Il tema della specificità dell’ordinamento della Giustizia Sportiva è centrale.
«Io lo conosco bene il principio di autonomia degli ordinamenti che hanno delle proprie regole. Però c’è un articolo del codice sportivo, l’articolo 44, che dice che il processo sportivo si ispira al modello del giusto processo. E ce n’è uno solo, nel mondo occientale, di “modello di giusto processo”. È basato su poche regole. Peraltro una delle quali, fondamentale, è l’indipendenza dei giudici: non per niente di solito vincono dei concorsi e quindi sono indipendenti visto che lo Stato che li assume non li può licenziare. Qui invece abbiamo giudici e magistrati scelti per chiamata diretta... Ma vabbè, al di là di questo, ci sono delle regole del giusto processo alle quali ci si dovrebbe ispirare».

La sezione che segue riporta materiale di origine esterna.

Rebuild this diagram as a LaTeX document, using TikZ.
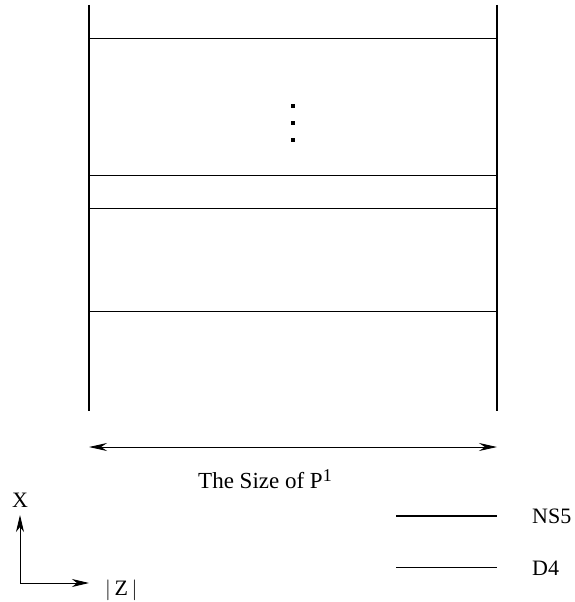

C’è altro che non la convince?
«Un’altra cosa che mi ha colpito è la motivazione della prima archiviazione. Rispetto alla prima sentenza del Tribunale Federale, avevano usato parole severe sostenendo che questa operazione di uso delle plusvalenze poteva essere considerata opaca, sbagliata, non corretta ma che non era sanzionabile per la mancanza di una norma apposita che dica che questa prassi delle plusvalenze a specchio è vietata. In linguaggio giuridico si parla di principio di legalità grazie al quale il cittadino ha diritto a sapere prima quali possano essere le conseguenze penali della sua condotta, non è che se le deve intuire, immaginare o le deve presumere. Ci deve essere una norma che dice: se ti comporti così, commetti un reato. La Corte d’appello, nella prima sentenza, l’ha sottolineato chiaramente. Dopodiché, sei mesi dopo, senza che una legge in merito sia arrivata, ha cambiato idea. E perché mai ? Perché arrivano le intercettazioni e il materiale da Torino? Poco cambia, se non c’è la norma, il problema non è risolto. Tanto è vero che il ministro Andrea Abodi ha dichiarato ancora in questi giorni che “dobbiamo fare una legge”. E dunque, se si deve fare una legge per vietare queste cose, allora vuol dire che fino ad oggi non c’è nulla che dica che questa prassi è una prassi illecita».
Secondo lei come andrà a finire?
«Non lo so proprio. Si figuri che io ero convinto che non sarebbe stata accolta la richiesta di revocazione... Però attenzione: se vengono lesi diritti fondamentali, anche i tesserati possono rivolgersi al giudice ordinario per chiedere i danni. Io sono convinto che se dovesse essere confermata questa sentenza probabilmente la Juventus perseguirebbe questa strada e si rivolgerebbe al Tar per essere risarcita del danno. Se un domani il giudice ordinario italiano o la Corte di Giustizia europea dovessero sanzionare la Figc per un danno arrecato, beh, questo segnerebbe la perdita di credibilità della Giustizia Sportiva. Questo processo, storico per la Juventus, forse porterà a una riforma di questo ordinamento. Me lo auguro. Il luogo comune del fare presto e in fretta perché lo spettacolo-calcio deve continuare può andar bene se dobbiamo discutere la partita, il fallo, l’ammonizione... Ma quando cominciamo a parlare di processi penali modello Calciopoli o plusvalenze, come questo, quel tipo di giustizia brutalmente spicciola non può funzionare. Infatti la gente è sconcertata, non comprende la disparità di trattamento».
I tifosi potrebbero fare qualcosa? Magari una class action?
«È interessante da pensare. Altro non immagino che possa accadere: non c’è una modalità di intervento del tifoso nel procedimento penale o sportivo. Ma appunto si può pensare, in un futuro, alla possibilità di una class action di tifosi che si ritengono danneggiati da un provvedimento disciplinare iniquo e chiedono il risarcimento dei danni lamentando e portando le prove. Potrebbe essere un ulteriore sviluppo di questa vicenda».